99.9% Uptime
Also known as high availability for network services, though the definition of "acceptable service" varies. Did you get that contract in writing? Another problem is that chasing additional nines can become very expensive in terms of system design and support—can future hires maintain this thing?—and even then what happens when your upstream DNS provider goes kablooie for a bit too long?

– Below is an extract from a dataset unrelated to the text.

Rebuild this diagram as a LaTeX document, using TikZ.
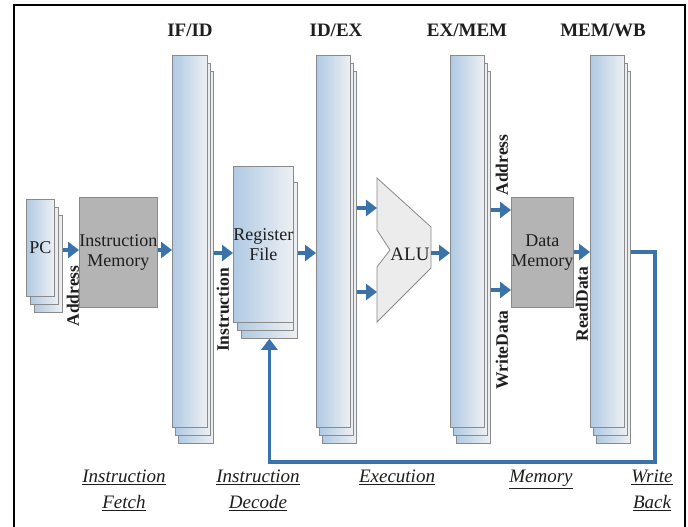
\documentclass[tikz,border=0pt]{standalone}
\usepackage{fontspec}
\setmainfont{Liberation Serif}
\usetikzlibrary{arrows.meta,calc}
\definecolor{arrblue}{HTML}{3A72AA}
\definecolor{sheetL}{HTML}{B0CAE4}
\definecolor{sheetR}{HTML}{EEF0F3}
\definecolor{boxgray}{HTML}{B4B4B4}
\definecolor{edgegray}{HTML}{8A8A8A}
\definecolor{alugray}{HTML}{ECECEC}
\definecolor{txt}{HTML}{1E1E1E}
\tikzset{
  sheet/.style={draw=edgegray, line width=0.8pt, left color=sheetL, right color=sheetR,
    inner sep=0pt, anchor=north west, text=txt, align=center,
    font=\fontsize{18}{20}\selectfont},
  membox/.style={draw=edgegray, line width=0.8pt, fill=boxgray, inner sep=0pt,
    anchor=north west, align=center, text=txt, font=\fontsize{18}{20}\selectfont},
  arr/.style={draw=arrblue, line width=4.2pt, -{Triangle[length=11pt,width=16pt]}},
  fb/.style={draw=arrblue, line width=3.4pt, -{Triangle[length=11pt,width=16pt]}},
  hdr/.style={font=\bfseries\fontsize{19}{20}\selectfont, text=txt},
  vlab/.style={rotate=90, font=\bfseries\fontsize{17.5}{20}\selectfont, text=txt},
  stage/.style={font=\itshape\fontsize{19}{26}\selectfont, align=center, text=txt, inner sep=0pt},
}
% name, x, y, w, h, dx, dy, text
\newcommand\regstack[8]{%
  \node[sheet, minimum width=#4pt, minimum height=#5pt] (#1-3) at ({#2+2*#6},{#3+2*#7}) {};
  \node[sheet, minimum width=#4pt, minimum height=#5pt] (#1-2) at ({#2+#6},{#3+#7}) {};
  \node[sheet, minimum width=#4pt, minimum height=#5pt] (#1) at (#2,#3) {#8};
}
\begin{document}
\begin{tikzpicture}[x=1pt,y=-1pt]
\useasboundingbox (0,0) rectangle (688,527);
\fill[white] (0,0) rectangle (688,527);
% frame
\draw[line width=2.4pt] (14,540) -- (14,5) -- (685,5) -- (685,540);

% headers
\node[hdr] (h1) at (190,30) {IF/ID};
\node[hdr] (h2) at (336,30) {ID/EX};
\node[hdr] (h3) at (467,30) {EX/MEM};
\node[hdr] (h4) at (603,30) {MEM/WB};

% stacks
\regstack{pc}{26}{199}{28}{97}{4}{8}{PC}
\node[membox, minimum width=76pt, minimum height=110pt] (im) at (79,197) {Instruction\\Memory};
\regstack{ifid}{172}{55}{35}{372}{3}{8}{}
\regstack{rf}{233}{166}{56}{156}{4}{8}{Register\\File}
\regstack{idex}{316}{55}{34}{372}{3}{8}{}
\regstack{exmem}{450}{55}{34}{372}{3}{8}{}
\node[membox, minimum width=60pt, minimum height=110pt] (dm) at (511,197) {Data\\Memory};
\regstack{memwb}{590}{55}{34}{372}{3}{8}{}

% ALU
\draw[draw=edgegray, line width=0.8pt, fill=alugray]
  (377,178) -- (431,227) -- (431,268) -- (377,322) -- (377,267) -- (390,250) -- (377,230) -- cycle;
\coordinate (aluin1) at (377,208);
\coordinate (aluin2) at (377,292);
\coordinate (aluout) at (431,253);
\node[font=\fontsize{19}{20}\selectfont, text=txt] (alu) at (410,254) {ALU};

% arrows
\draw[arr] (pc-3.east |- 0,250) -- (im.west |- 0,250);
\draw[arr] (im.east |- 0,250) -- (ifid.west |- 0,250);
\draw[arr] (ifid-3.east |- 0,253) -- (rf.west |- 0,253);
\draw[arr] (rf-3.east |- 0,253) -- (idex.west |- 0,253);
\draw[arr] (idex-3.east |- aluin1) -- (aluin1);
\draw[arr] (idex-3.east |- aluin2) -- (aluin2);
\draw[arr] (aluout) -- (exmem.west |- aluout);
\draw[arr] (exmem-3.east |- 0,210) -- (dm.west |- 0,210);
\draw[arr] (exmem-3.east |- 0,290) -- (dm.west |- 0,290);
\draw[arr] (dm.east |- 0,252) -- (memwb.west |- 0,252);
% feedback
\coordinate (fbA) at (655,252);
\coordinate (fbB) at (655,462);
\draw[fb] (memwb-3.east |- fbA) -- (fbA) -- (fbB) -- (rf-3.south |- fbB) -- (rf-3.south);

% vertical labels
\node[vlab] (l1) at (73,296) {Address};
\node[vlab] (l2) at (223,310) {Instruction};
\node[vlab] (l3) at (502,165) {Address};
\node[vlab] (l4) at (502,350) {WriteData};
\node[vlab] (l5) at (582,304) {ReadData};

% stage labels
\node[stage, anchor=north] (s1) at (124,470) {\underline{Instruction}\\\underline{Fetch}};
\node[stage, anchor=north] (s2) at (258,470) {\underline{Instruction}\\\underline{Decode}};
\node[stage, anchor=north] (s3) at (397,470) {\underline{Execution}};
\node[stage, anchor=north] (s4) at (541,470) {\underline{Memory}};
\node[stage, anchor=north] (s5) at (652,470) {\underline{Write}\\\underline{Back}};
\end{tikzpicture}
\end{document}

Assuming roughly 31,536,000 seconds in a year, your allowed downtimes for various percentages are, depending on the whims of floating point math and possible CPU (rare) or compiler (also rare) bugs,
$ cat up
#!/usr/bin/env perl
my $total = 86400 * 365;
printf "%9.9f %d\n", 0.09, $total - sprintf "%.f", $total * 0.09;
my $nines = "0.9";
my $uptime = ~0;
do {
$uptime = $total - sprintf "%.f", $total * $nines;
printf "%9.9f %d\n", $nines, $uptime;
$nines .= "9";
} while $uptime > 0;
$ perl up
0.090000000 28697760
0.900000000 3153600
0.990000000 315360
0.999000000 31536
0.999900000 3154
0.999990000 315
0.999999000 32
0.999999900 3
0.999999990 0
We might agree that a 9% uptime is pretty bad—over 47 weeks of allowed downtime in a year!—though there are apparently insects that only spawn every 17 years or so, so worse uptime values are not unknown. Dismal economic prospects for the lot of them! Otherwise as the nines increase one quickly gets to a point where really no downtime is allowed, so if a system or network router burps for a second or two, well that screwed your numbers for the year. The usual 99.9% allows for nearly nine hours of outage, which isn't that much over a whole year, especially when there are humans meddling with the system, or if there's old or faulty gear installed. It may take someone wandering around Belgium in the wee hours of the night several hours to find a replacement motherboard for a database server, for example.
$ sumtime 31536
8h45m36s
Some sites "cheat" and do not count downtime during scheduled downtime, only if the downtime strays outside said scheduled windows. This is probably a good, pragmatic compromise, as it limits the need for more expensive or complicated solutions that those higher uptime numbers really do need.
On the other hand, the notion that systems need to be 100% available is slightly silly, given that humans only have a daily uptime of around 66.6% (assuming eight hours of sleep) and less than that if you include time to burn off stress and so on and so forth. Does the uptime number need to go up?